Thriving With Humor and Heart

Because Doug's condition was among the most severe, his legs were useless, and a doctor recommended they be amputated so Doug could learn to move without being hindered by them. The amputation was made high on his torso. His pelvis tilts beneath him, and sometimes gives the appearance that his body ends at his rib cage.

His arms extend beyond his torso, and he uses them to move acrobatically from place to place.

That is why his appearance is considered remarkable by people who see or meet him for the first time. He can be blunt about the questions he inevitably gets. Sometimes, he directs his pointed sense of humor at himself.

"I can get anywhere anybody can. And a lot of times I can get there quicker because I've got [a wheelchair]. I get good parking. I don't have to worry about shoes and socks.
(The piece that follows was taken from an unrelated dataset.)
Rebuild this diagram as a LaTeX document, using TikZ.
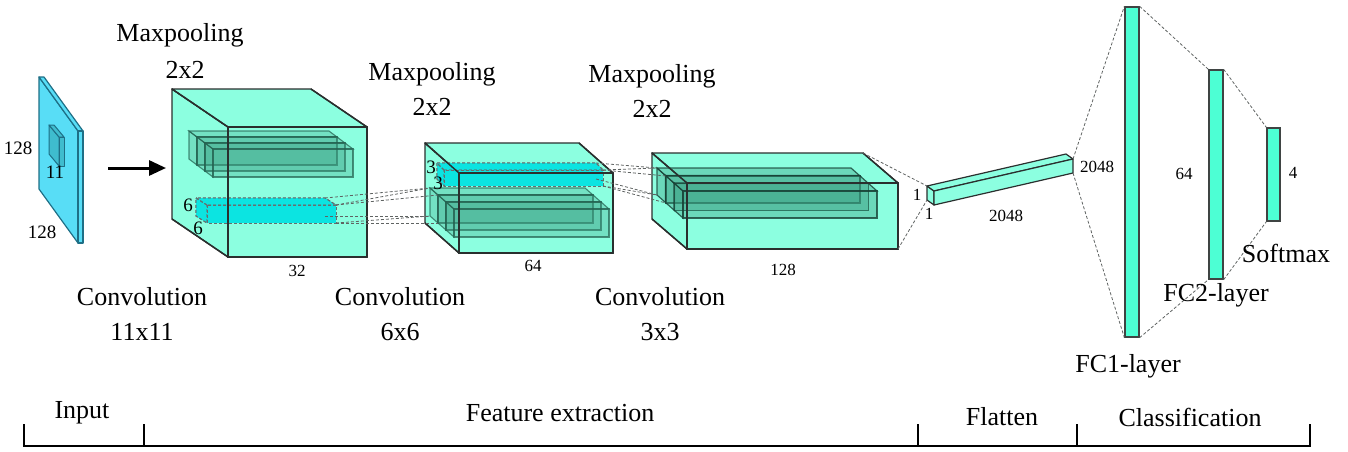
\documentclass[tikz,border=0pt]{standalone}
\usepackage{fontspec}
\setmainfont{Liberation Serif}
\usetikzlibrary{arrows.meta}

\newcommand{\Unit}{1pt}
\newcommand{\Edge}{1.4pt}
\newcommand{\LabelFont}{\fontsize{26}{30}\selectfont}
\newcommand{\DimFont}{\fontsize{17}{20}\selectfont}
\newcommand{\TickFont}{\fontsize{19}{22}\selectfont}
\definecolor{plate}{HTML}{58DDF6}
\definecolor{plateedge}{HTML}{1E6F86}
\definecolor{kernel}{HTML}{3FBCCE}
\definecolor{volume}{HTML}{8CFFE0}
\definecolor{dense}{HTML}{4DFFD4}
\definecolor{slab}{HTML}{3A9E82}
\definecolor{window}{HTML}{00E2E2}
\definecolor{ink}{HTML}{2A2F2E}

% a box seen from the front: front face at (#3,#4), #5 wide, #6 high,
% the back face pushed up and left by (#7,#8); corners are named #1-...
\newcommand{\Prism}[8]{%
  \path (#3,#4) coordinate (#1-ftl) ++(#5,0) coordinate (#1-ftr)
        ++(0,#6) coordinate (#1-fbr) ++(-#5,0) coordinate (#1-fbl);
  \path (#1-ftl) ++(-#7,-#8) coordinate (#1-btl) ++(#5,0) coordinate (#1-btr)
        ++(0,#6) coordinate (#1-bbr) ++(-#5,0) coordinate (#1-bbl);
  \draw[#2] (#1-ftl) -- (#1-btl) -- (#1-bbl) -- (#1-fbl) -- cycle;
  \draw[#2] (#1-ftl) -- (#1-btl) -- (#1-btr) -- (#1-ftr) -- cycle;
  \draw[#2] (#1-ftl) rectangle (#1-fbr);
}

\tikzset{
  platebox/.style={fill=plate, draw=plateedge, line width=1.2pt, line join=round},
  kernelbox/.style={fill=kernel, draw=plateedge, line width=1pt, line join=round},
  volumebox/.style={fill=volume, draw=ink, line width=\Edge, line join=round},
  volumeedge/.style={draw=ink, line width=\Edge, line join=round},
  featslab/.style={fill=slab, fill opacity=0.3, draw=slab!60!black,
    draw opacity=0.7, line width=1.1pt},
  deepslab/.style={fill=slab, fill opacity=0.4, draw=slab!40!black,
    draw opacity=0.8, line width=1.2pt},
  windowbox/.style={fill=window, fill opacity=0.55, draw=ink!70,
    dash pattern=on 3pt off 2pt, line width=0.9pt},
  barbox/.style={fill=volume, draw=ink, line width=1.2pt, line join=round},
  fcbar/.style={fill=dense, draw=ink!90, line width=1.3pt, inner sep=0pt},
  link/.style={draw=ink!75, dash pattern=on 3pt off 2pt, line width=0.8pt},
  caption/.style={font=\LabelFont, inner sep=0pt},
  dim/.style={font=\DimFont, inner sep=0pt},
  bracket/.style={line width=2.4pt, line cap=butt}
}

\begin{document}
\begin{tikzpicture}[x=\Unit,y=-\Unit]
  \useasboundingbox (0,0) rectangle (1348,451);

  % ---- input image with its kernel -----------------------------------------
  \Prism{inp}{platebox}{78}{131}{5}{112}{39}{54}
  \Prism{ker}{kernelbox}{59}{137}{5}{29}{10}{12}
  \node[font=\TickFont, inner sep=0pt] (inp-h) at (18,148) {128};
  \node[font=\TickFont, inner sep=0pt] (inp-w) at (42,232) {128};
  \node[font=\TickFont, inner sep=0pt] (ker-k) at (55,172) {11};

  \coordinate (into) at (108,168);
  \coordinate (c1-in) at (166,168);
  \draw[line width=3pt, -{Triangle[length=17pt,width=15pt]}] (into) -- (c1-in);

  % ---- first convolution block ---------------------------------------------
  \Prism{c1}{volumebox}{228}{127}{139}{130}{56}{38}
  \foreach \k in {0,1,2}
    \Prism{c1s\k}{featslab}{197+8*\k}{137+6*\k}{140}{28}{8}{6}
  \Prism{c1w}{windowbox}{207}{205}{129}{18}{11}{7}
  \draw[volumeedge] (c1-ftl) rectangle (c1-fbr);
  \draw[volumeedge] (c1-btl) -- (c1-ftl) (c1-btr) -- (c1-ftr) (c1-bbl) -- (c1-fbl);
  \node[dim, font=\TickFont] (c1w-a) at (188,205) {6};
  \node[dim, font=\TickFont] (c1w-b) at (198,228) {6};
  \node[dim] (c1-d) at (297,271) {32};

  % ---- second block --------------------------------------------------------
  \Prism{c2}{volumebox}{459}{173}{154}{80}{34}{30}
  \foreach \k in {0,1,2}
    \Prism{c2s\k}{featslab}{438+8*\k}{195+7*\k}{155}{28}{8}{7}
  \Prism{c2w}{windowbox}{444}{170}{159}{16}{7}{7}
  \draw[volumeedge] (c2-ftl) rectangle (c2-fbr);
  \draw[volumeedge] (c2-btl) -- (c2-ftl) (c2-btr) -- (c2-ftr) (c2-bbl) -- (c2-fbl);
  \node[dim, font=\TickFont] (c2w-a) at (431,167) {3};
  \node[dim, font=\TickFont] (c2w-b) at (438,183) {3};
  \node[dim] (c2-d) at (533,266) {64};

  % receptive field of the 6x6 window
  \foreach \a/\b in {btr/btl, ftr/ftl, ftr/btl, fbr/fbl, fbr/bbl, bbr/bbl}
    \draw[link] (c1w-\a) -- (c2s0-\b);

  % ---- third block ---------------------------------------------------------
  \Prism{c3}{volumebox}{687}{183}{211}{66}{35}{30}
  \foreach \k in {0,1,2}
    \Prism{c3s\k}{deepslab}{666+8.5*\k}{176+7.5*\k}{194}{27}{9}{8}
  \draw[volumeedge] (c3-ftl) rectangle (c3-fbr);
  \draw[volumeedge] (c3-btl) -- (c3-ftl) (c3-btr) -- (c3-ftr) (c3-bbl) -- (c3-fbl);
  \node[dim] (c3-d) at (783,270) {128};

  \foreach \a/\b in {btr/btl, ftr/ftl, ftr/btl, fbr/fbl, fbr/bbl, bbr/bbl}
    \draw[link] (c2w-\a) -- (c3s0-\b);

  % ---- flatten -------------------------------------------------------------
  \coordinate (fl-0) at (927,186);
  \coordinate (fl-1) at (934,191);
  \coordinate (fl-2) at (934,205);
  \coordinate (fl-3) at (927,200);
  \coordinate (fl-4) at (1066,154);
  \coordinate (fl-5) at (1073,159);
  \coordinate (fl-6) at (1073,173);
  \draw[barbox] (fl-0) -- (fl-1) -- (fl-2) -- (fl-3) -- cycle;
  \draw[barbox] (fl-0) -- (fl-4) -- (fl-5) -- (fl-1) -- cycle;
  \draw[barbox] (fl-1) -- (fl-5) -- (fl-6) -- (fl-2) -- cycle;
  \draw[link] (c3-btr) -- (fl-0);
  \draw[link] (c3-fbr) -- (fl-3);
  \node[dim] (fl-h) at (917,195) {1};
  \node[dim] (fl-w) at (929,214) {1};
  \node[dim] (fl-l) at (1006,216) {2048};

  % ---- dense layers --------------------------------------------------------
  \node[fcbar, minimum width=14, minimum height=330] (fc1) at (1132,172) {};
  \node[fcbar, minimum width=14, minimum height=209] (fc2) at (1216,174.5) {};
  \node[fcbar, minimum width=13, minimum height=93] (out) at (1273.5,174.5) {};
  \draw[link] (fl-5) -- (fc1.north west);
  \draw[link] (fl-6) -- (fc1.south west);
  \draw[link] (fc1.north east) -- (fc2.north west);
  \draw[link] (fc1.south east) -- (fc2.south west);
  \draw[link] (fc2.north east) -- (out.north west);
  \draw[link] (fc2.south east) -- (out.south west);
  \node[dim] (fc1-n) at (1097,167) {2048};
  \node[dim] (fc2-n) at (1184,174) {64};
  \node[dim] (out-n) at (1293,173) {4};

  % ---- captions ------------------------------------------------------------
  \node[caption] (pool1) at (180,35) {Maxpooling};
  \node[caption] (pool1-k) at (185,70) {2x2};
  \node[caption] (pool2) at (432,74) {Maxpooling};
  \node[caption] (pool2-k) at (432,107) {2x2};
  \node[caption] (pool3) at (652,76) {Maxpooling};
  \node[caption] (pool3-k) at (652,109) {2x2};
  \node[caption] (conv1) at (142,297) {Convolution};
  \node[caption] (conv1-k) at (142,332) {11x11};
  \node[caption] (conv2) at (400,297) {Convolution};
  \node[caption] (conv2-k) at (400,332) {6x6};
  \node[caption] (conv3) at (660,297) {Convolution};
  \node[caption] (conv3-k) at (660,332) {3x3};
  \node[caption] (soft) at (1286,253) {Softmax};
  \node[caption] (fc2-t) at (1216,295) {FC2-layer};
  \node[caption] (fc1-t) at (1128,366) {FC1-layer};

  % ---- stages along the bottom ---------------------------------------------
  \foreach \n/\x in {s0/24, s1/144, s2/918, s3/1077, s4/1310} {
    \coordinate (\n) at (\x,446);
    \draw[bracket] (\n) -- ++(0,-22);
  }
  \draw[bracket] ([xshift=-1.2pt]s0) -- ([xshift=1.2pt]s4);
  \node[caption] (st-in) at (82,413) {Input};
  \node[caption] (st-fe) at (560,413) {Feature extraction};
  \node[caption] (st-fl) at (1002,417) {Flatten};
  \node[caption] (st-cl) at (1190,417) {Classification};

\end{tikzpicture}
\end{document}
It's great. Everybody's like, 'I feel so sorry for you.' And I'm like, 'Why?' There's no reason to."

"What he doesn't have in a physical body, he makes up for with his intelligence and the heart of a lion," said his coach, Doug Kiley, an internationally known wheelchair athlete.

In fact, the intelligence and heart that won the respect of Kiley adds up to a rare kind of charisma that quickly becomes the focus of Doug's story, whether you find him on a basketball court, at a track meet, with his friends or with kids who fall under his influence within minutes of meeting him.

Buoyed by Rock Lyrics

One of the ways in which he looks at life is through the catalog of song lyrics that he keeps in his head.

"My parents always hear my music and say, 'How can you listen to that crap? All they do is yell.' But I don't hear the yelling. I hear what they're yelling." Quoting a song by Linkin Park, he added, "I hear: 'In the end it doesn't even matter. The journey's more important than the end or the start.' And they may be yelling it, but that's a very valid point."

What Forbis has become — including the goals he will take with him to college next fall — wasn't what doctors had predicted on the day he was born in Spartanburg, S.C., in 1986. Instead, his parents were blindsided by the response of one physician.

"The first thing I remember [the doctor] saying to me … is, he just shook his head and said 'Bad, very bad,' said his mother, Alisa. "And that kind of sticks in my head, you know."